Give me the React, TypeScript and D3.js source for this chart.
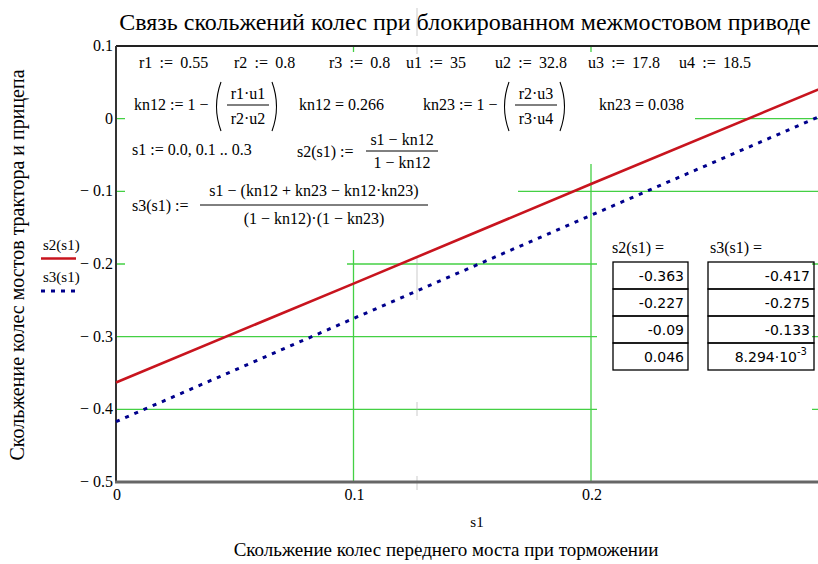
import React from "react";
import * as d3 from "d3";

// ---- data ----
const s1Values = [0, 0.1, 0.2, 0.3];
const s2Values = [-0.363, -0.227, -0.09, 0.046];
const s3Values = [-0.417, -0.275, -0.133, 0.008294];
const s2Labels = ["-0.363", "-0.227", "-0.09", "0.046"];
const s3Labels = ["-0.417", "-0.275", "-0.133", "8.294·10"];
const xTicks = [0, 0.1, 0.2];
const yTicks = [0.1, 0, -0.1, -0.2, -0.3, -0.4, -0.5];
const xGrid = [0.1, 0.2];
const yGrid = [0, -0.1, -0.2, -0.3, -0.4];
const row1 = ["r1 := 0.55", "r2 := 0.8", "r3 := 0.8", "u1 := 35", "u2 := 32.8", "u3 := 17.8", "u4 := 18.5"];
const row1X = [139, 234, 329, 406, 495, 588, 679];

const W = 818, H = 564;
const SERIF = "'Liberation Serif', 'Times New Roman', serif";
const SANS = "'DejaVu Sans', Verdana, sans-serif";
const GREEN = "#44d044";

const x = d3.scaleLinear().domain([0, 0.3]).range([116, 828.5]);
const y = d3.scaleLinear().domain([-0.5, 0.1]).range([482, 46]);

const fmtY = (v: number) => (v === 0 ? "0" : v < 0 ? "\u2212 " + d3.format(".1f")(-v) : d3.format(".1f")(v));
const fmtX = (v: number) => (v === 0 ? "0" : d3.format(".1f")(v));

function Paren({ x0, top, bottom, left }: { x0: number; top: number; bottom: number; left: boolean }) {
  const mid = (top + bottom) / 2;
  const d = left
    ? `M${x0 + 6},${top} Q${x0 - 3},${mid} ${x0 + 6},${bottom}`
    : `M${x0},${top} Q${x0 + 9},${mid} ${x0},${bottom}`;
  return <path d={d} fill="none" stroke="#000" strokeWidth={1.1} />;
}

export default function App() {
  const line = d3
    .line<number>()
    .x((_, i) => x(s1Values[i]))
    .y((d) => y(d));

  const rowTop = [262, 289, 316, 343];
  const rowH = 27;

  return (
    <svg width={W} height={H} style={{ position: "absolute", left: 0, top: 0, background: "#fff" }} fontFamily={SERIF}>
      <rect x={0} y={0} width={W} height={H} fill="#fff" />
      {/* title */}
      <text x={465} y={30} textAnchor="middle" fontSize={24}>
        Связь скольжений колес при блокированном межмостовом приводе
      </text>

      {/* grid */}
      {yGrid.map((v) => (
        <line key={"gy" + v} x1={x(0)} x2={W} y1={y(v)} y2={y(v)} stroke={GREEN} strokeWidth={1.3} />
      ))}
      {xGrid.map((v) => (
        <line key={"gx" + v} x1={x(v)} x2={x(v)} y1={y(0.1)} y2={y(-0.5)} stroke={GREEN} strokeWidth={1.3} />
      ))}

      {/* white backgrounds of math regions */}
      <rect x={125} y={52} width={570} height={88} fill="#fff" />
      <rect x={125} y={140} width={475} height={24} fill="#fff" />
      <rect x={125} y={164} width={393} height={86} fill="#fff" />
      <rect x={125} y={250} width={222} height={20} fill="#fff" />
      <rect x={597} y={236} width={215} height={182} fill="#fff" />

      {/* faint gray artifact line */}
      <g stroke="#aaa" strokeWidth={1} opacity={0.6}>
        <line x1={417} x2={417} y1={8} y2={36} />
        <line x1={417} x2={417} y1={47} y2={54} />
        <line x1={417} x2={417} y1={256} y2={300} />
        <line x1={417} x2={417} y1={402} y2={416} />
        <line x1={417} x2={417} y1={476} y2={490} />
        <line x1={417} x2={417} y1={545} y2={560} />
      </g>

      {/* axes frame */}
      <line x1={x(0)} x2={W} y1={y(0.1)} y2={y(0.1)} stroke="#222" strokeWidth={2} />
      <line x1={x(0)} x2={x(0)} y1={y(0.1)} y2={y(-0.5)} stroke="#333" strokeWidth={2} />
      <line x1={x(0) - 1} x2={W} y1={y(-0.5)} y2={y(-0.5)} stroke="#666" strokeWidth={3} />

      {/* y ticks */}
      {yTicks.map((v) => (
        <text key={"yt" + v} x={113} y={y(v) + 5} textAnchor="end" fontSize={16}>
          {fmtY(v)}
        </text>
      ))}
      {/* x ticks */}
      {xTicks.map((v) => (
        <text key={"xt" + v} x={x(v) + 1} y={500} textAnchor="middle" fontSize={16}>
          {fmtX(v)}
        </text>
      ))}
      <text x={477} y={527} textAnchor="middle" fontSize={15}>s1</text>
      <text x={446} y={556} textAnchor="middle" fontSize={19}>
        Скольжение колес переднего моста при торможении
      </text>
      <text transform="translate(24,265) rotate(-90)" textAnchor="middle" fontSize={20}>
        Скольжение колес мостов трактора и прицепа
      </text>

      {/* legend */}
      <text x={43} y={250} fontSize={15}>s2(s1)</text>
      <line x1={41} x2={76} y1={258.5} y2={258.5} stroke="#c8141e" strokeWidth={2.5} />
      <text x={43} y={282} fontSize={15}>s3(s1)</text>
      <line x1={41} x2={76} y1={291} y2={291} stroke="#00008c" strokeWidth={3} strokeDasharray="4 6" />

      {/* math row 1 */}
      {row1.map((t, i) => (
        <text key={t} x={row1X[i]} y={68} fontSize={16}>
          {t.replace(":=", "\u2009:=\u2009")}
        </text>
      ))}

      {/* row 2: kn12 */}
      <text x={134} y={110} fontSize={16}>kn12 := 1 −</text>
      <Paren x0={215} top={82} bottom={131} left />
      <text x={248} y={99} fontSize={16} textAnchor="middle">r1·u1</text>
      <line x1={227} x2={269} y1={105} y2={105} stroke="#000" strokeWidth={1} />
      <text x={248} y={124} fontSize={16} textAnchor="middle">r2·u2</text>
      <Paren x0={272} top={82} bottom={131} left={false} />
      <text x={299} y={110} fontSize={16}>kn12 = 0.266</text>

      {/* row 2: kn23 */}
      <text x={423} y={110} fontSize={16}>kn23 := 1 −</text>
      <Paren x0={503} top={82} bottom={131} left />
      <text x={536} y={99} fontSize={16} textAnchor="middle">r2·u3</text>
      <line x1={515} x2={557} y1={105} y2={105} stroke="#000" strokeWidth={1} />
      <text x={536} y={124} fontSize={16} textAnchor="middle">r3·u4</text>
      <Paren x0={560} top={82} bottom={131} left={false} />
      <text x={599} y={110} fontSize={16}>kn23 = 0.038</text>

      {/* row 3 */}
      <text x={132} y={155} fontSize={16}>s1 := 0.0, 0.1 .. 0.3</text>
      <text x={297} y={157} fontSize={16}>s2(s1) :=</text>
      <text x={402} y={145} fontSize={16} textAnchor="middle">s1 − kn12</text>
      <line x1={366} x2={438} y1={151} y2={151} stroke="#000" strokeWidth={1} />
      <text x={402} y={168} fontSize={16} textAnchor="middle">1 − kn12</text>

      {/* row 4 */}
      <text x={132} y={211} fontSize={16}>s3(s1) :=</text>
      <text x={314} y={196} fontSize={16} textAnchor="middle">s1 − (kn12 + kn23 − kn12·kn23)</text>
      <line x1={200} x2={428} y1={205} y2={205} stroke="#000" strokeWidth={1} />
      <text x={314} y={224} fontSize={16} textAnchor="middle">(1 − kn12)·(1 − kn23)</text>

      {/* tables */}
      <text x={612} y={253} fontSize={16}>s2(s1) =</text>
      <text x={710} y={253} fontSize={16}>s3(s1) =</text>
      {rowTop.map((t, i) => (
        <g key={"row" + i}>
          <rect x={613} y={t} width={75} height={rowH} fill="none" stroke="#000" strokeWidth={1.3} />
          <rect x={708} y={t} width={106} height={rowH} fill="none" stroke="#000" strokeWidth={1.3} />
          <text x={684} y={t + 19} textAnchor="end" fontSize={14} fontFamily={SANS}>
            {s2Labels[i]}
          </text>
          <text x={i === 3 ? 797 : 810} y={t + 19} textAnchor="end" fontSize={14} fontFamily={SANS}>
            {s3Labels[i]}
          </text>
          {i === 3 && (
            <text x={797} y={t + 12} fontSize={10} fontFamily={SANS}>
              -3
            </text>
          )}
        </g>
      ))}

      {/* data lines */}
      <path d={line(s2Values) || ""} fill="none" stroke="#c8141e" strokeWidth={2.6} />
      <path d={line(s3Values) || ""} fill="none" stroke="#00008c" strokeWidth={3} strokeDasharray="4 6" />
    </svg>
  );
}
▬▬▬
__Task to carry out__: From the first line of the listing above, repeat every line through the one holding "const fmtX = (v: number)". Both ends count, and pictures stay out.

__Complete response__:
Give me the React, TypeScript and D3.js source for this chart.
import React from "react";
import * as d3 from "d3";

// ---- data ----
const s1Values = [0, 0.1, 0.2, 0.3];
const s2Values = [-0.363, -0.227, -0.09, 0.046];
const s3Values = [-0.417, -0.275, -0.133, 0.008294];
const s2Labels = ["-0.363", "-0.227", "-0.09", "0.046"];
const s3Labels = ["-0.417", "-0.275", "-0.133", "8.294·10"];
const xTicks = [0, 0.1, 0.2];
const yTicks = [0.1, 0, -0.1, -0.2, -0.3, -0.4, -0.5];
const xGrid = [0.1, 0.2];
const yGrid = [0, -0.1, -0.2, -0.3, -0.4];
const row1 = ["r1 := 0.55", "r2 := 0.8", "r3 := 0.8", "u1 := 35", "u2 := 32.8", "u3 := 17.8", "u4 := 18.5"];
const row1X = [139, 234, 329, 406, 495, 588, 679];

const W = 818, H = 564;
const SERIF = "'Liberation Serif', 'Times New Roman', serif";
const SANS = "'DejaVu Sans', Verdana, sans-serif";
const GREEN = "#44d044";

const x = d3.scaleLinear().domain([0, 0.3]).range([116, 828.5]);
const y = d3.scaleLinear().domain([-0.5, 0.1]).range([482, 46]);

const fmtY = (v: number) => (v === 0 ? "0" : v < 0 ? "\u2212 " + d3.format(".1f")(-v) : d3.format(".1f")(v));
const fmtX = (v: number) => (v === 0 ? "0" : d3.format(".1f")(v));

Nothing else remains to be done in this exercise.